Enhanced Performance of Ultrasonic Welding of Short Carbon Fiber Polymer Composites Through Control of Morphological Parameters

Abstract

Ultrasonic welding (USW) is one of the joining technologies that can be applied to short carbon fiber thermoplastic composites. In this study, the USW of Nylon 6 reinforced by short carbon fibers created using injection molding is used to investigate the USW process without energy directors. In addition to process parameters and performance parameters, a new category of parameters is introduced to characterize the behavior of base materials to control USW without energy directors.

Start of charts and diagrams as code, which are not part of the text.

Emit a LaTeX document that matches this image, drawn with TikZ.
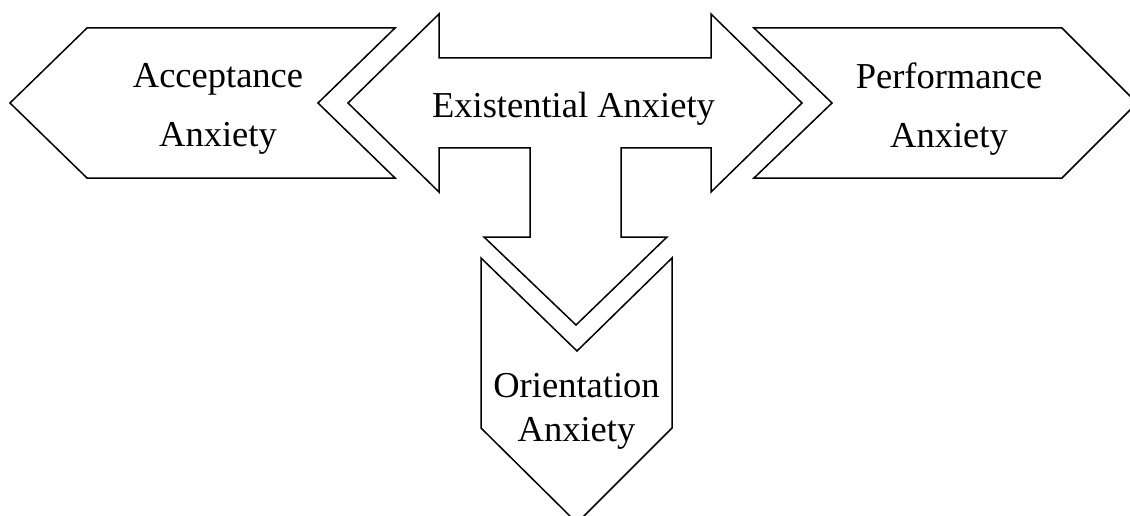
\documentclass[tikz,border=0pt]{standalone}
\usepackage{fontspec}
\setmainfont{Liberation Serif}
\begin{document}
\begin{tikzpicture}[x=1pt,y=-1pt,
  panel/.style={draw=black, line width=1.5pt, line join=miter, fill=white},
  sidelabel/.style={inner sep=0pt, align=center, font=\fontsize{36.5}{59.5}\selectfont},
  downlabel/.style={inner sep=0pt, align=center, font=\fontsize{36.5}{43.4}\selectfont}]
\useasboundingbox (0,0) rectangle (1130,516);
\clip (0,0) rectangle (1130,516);

% left chevron, pointing left
\draw[panel] (10,103) -- (87,28) -- (395,28) -- (318,103) -- (395,178) -- (87,178) -- cycle;

% right chevron, pointing right
\draw[panel] (754,28) -- (1062,28) -- (1137,103) -- (1062,178) -- (754,178) -- (832,103) -- cycle;

% three-way arrow in the middle
\draw[panel] (348,103) -- (439,14) -- (439,58) -- (711,58) -- (711,14) -- (802,103)
  -- (711,192) -- (711,148) -- (621,148) -- (621,237) -- (667,237) -- (576,325)
  -- (484,237) -- (530,237) -- (530,148) -- (439,148) -- (439,192) -- cycle;

% bottom chevron, pointing down
\draw[panel] (481,258) -- (577,351) -- (672,258) -- (672,428) -- (577,523) -- (481,428) -- cycle;

% labels
\node[sidelabel] (acceptance) at (218,109) {Acceptance\\Anxiety};
\node[sidelabel] (performance) at (949,109) {Performance\\Anxiety};
\node[sidelabel, anchor=base] (existential) at (573.5,117.3) {Existential Anxiety};
\node[downlabel] (orientation) at (576.5,411.3) {Orientation\\Anxiety};
\end{tikzpicture}
\end{document}
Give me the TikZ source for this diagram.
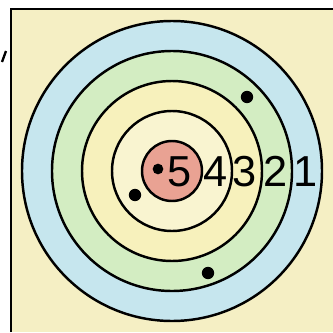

These parameters, named morphological parameters, are the degree of crystallinity (DoC) and the ratio of the crystalline phases of Nylon 6 (α/γ ratio). One method of controlling the morphological parameters is annealing. A design of experiments is carried out using 5 replicates and 7 annealing temperatures above the glass transition temperature (Tg) and below the melting temperature (Tm) of Nylon 6 to investigate the influence of annealing on the morphological parameters. The DoC and α/γ ratio are measured for each replicate by utilizing differential scanning calorimetry and X-ray diffraction. The results show that the DoC becomes uniform and the α/γ ratio increases after annealing. Consequently, the variation in weld strength decreases and the average weld strength increases by controlling the morphological parameters through annealing.